La construcción de personajes, los ingeniosos diálogos y el excelente voice acting, son lo que más brilla en un título con poco retos (los puzles se cuentan con los dedos de una mano y no entrañan dificultad), en el que en ocasiones la historia flaquea o no termina de aclararse consigo misma. Las pinceladas oníricas nos recuerdan a The Twilight Zone, y el tenebrismo que acompaña cada uno de los cautivadores escenarios, reforzado por la inquietante banda sonora de Scientific American, remite a series como la Choky (1984) de ese John Wyndham que dejó los trífidos para pasarse a los niños siniestros. Se advierte el esfuerzo en el conjunto y es sin duda meritorio, pero no todo termina de encajar o de resultar sólido en el planteamiento. La resolución final, no obstante, suple notablemente el bajón de ritmo del último tercio. O al menos la resolución canónica, por así decirlo. Oxenfree nos sorprende presentando varios finales con interesantes diferencias entre sí, en función de las elecciones que hayamos tomado en momentos clave, que ya han dado mucho que hablar en los foros y permiten especular y esbozar teorías. Como comentábamos antes, en la línea de lo que tantas veces hizo The X-Files, no tenemos una sola respuesta: podemos elegir con qué versión quedarnos, o qué retazos tomar de una y de otra para componer nuestra explicación.
Oxenfree quiere dialogar con nosotros, más que llevarnos de la mano.

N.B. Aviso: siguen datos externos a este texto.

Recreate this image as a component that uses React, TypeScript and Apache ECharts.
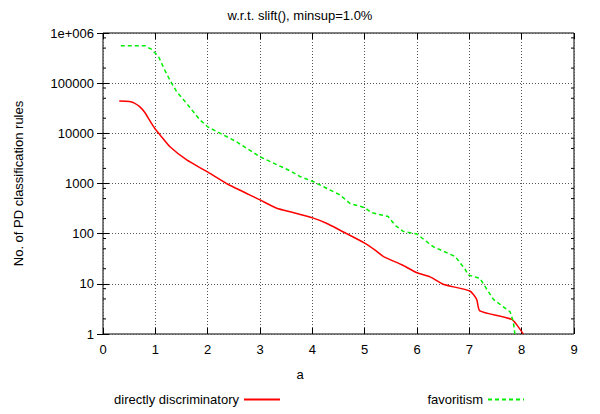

Nos permite decidir el destino de los personajes con la misma sutileza con la que presenta su misterio y sus respuestas, pese que la búsqueda de lo emocional le lleve a caer a veces en lo melodramático. Termina dando un golpe en la mesa, algo más que una simple sorpresa final: se intuye que estamos ante una rúbrica con la que Night School quiere dejar claro cuál será el estilo de su producción, sin duda muy prometedora una vez alcance mayor madurez.